** The request **
In the entries below, identify every line with the string "this" and copy it.

** Data for processing **
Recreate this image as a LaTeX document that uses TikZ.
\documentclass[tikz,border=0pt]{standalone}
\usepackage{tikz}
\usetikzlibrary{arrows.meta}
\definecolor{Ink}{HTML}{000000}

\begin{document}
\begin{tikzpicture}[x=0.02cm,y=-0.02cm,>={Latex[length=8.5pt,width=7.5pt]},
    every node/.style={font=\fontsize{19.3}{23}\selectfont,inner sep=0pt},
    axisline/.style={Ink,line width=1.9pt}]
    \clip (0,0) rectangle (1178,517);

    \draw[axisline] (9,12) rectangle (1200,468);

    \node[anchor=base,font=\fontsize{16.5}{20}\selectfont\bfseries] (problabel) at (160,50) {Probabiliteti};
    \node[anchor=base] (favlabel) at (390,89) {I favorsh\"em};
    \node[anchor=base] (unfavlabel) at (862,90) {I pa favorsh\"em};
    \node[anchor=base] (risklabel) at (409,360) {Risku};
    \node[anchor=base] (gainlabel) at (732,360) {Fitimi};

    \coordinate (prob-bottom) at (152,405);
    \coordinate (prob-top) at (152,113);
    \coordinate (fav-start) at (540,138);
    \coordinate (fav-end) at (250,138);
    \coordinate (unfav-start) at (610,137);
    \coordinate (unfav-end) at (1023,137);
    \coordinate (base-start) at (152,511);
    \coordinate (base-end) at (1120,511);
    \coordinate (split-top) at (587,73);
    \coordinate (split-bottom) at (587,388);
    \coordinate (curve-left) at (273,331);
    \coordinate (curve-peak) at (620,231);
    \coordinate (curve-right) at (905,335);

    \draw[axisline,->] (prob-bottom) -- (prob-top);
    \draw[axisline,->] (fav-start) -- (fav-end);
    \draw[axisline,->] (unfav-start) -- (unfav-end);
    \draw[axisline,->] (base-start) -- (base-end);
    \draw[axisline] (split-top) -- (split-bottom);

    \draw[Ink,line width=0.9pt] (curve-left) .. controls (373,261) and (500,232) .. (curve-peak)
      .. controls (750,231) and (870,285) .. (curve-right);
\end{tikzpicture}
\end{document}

* * *

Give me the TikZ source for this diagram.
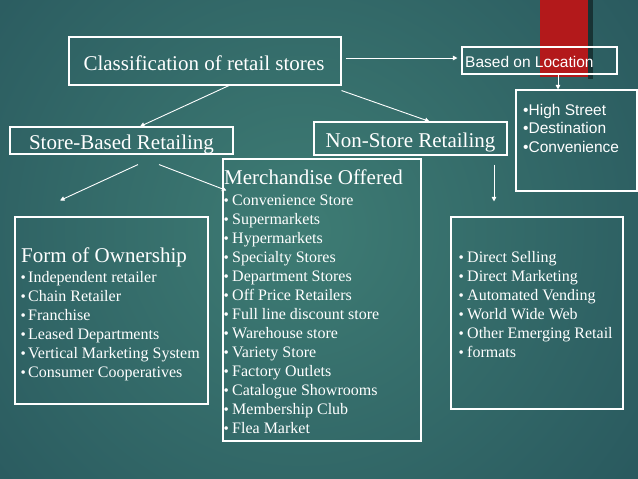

** Task response **
Recreate this image as a LaTeX document that uses TikZ.
Give me the TikZ source for this diagram.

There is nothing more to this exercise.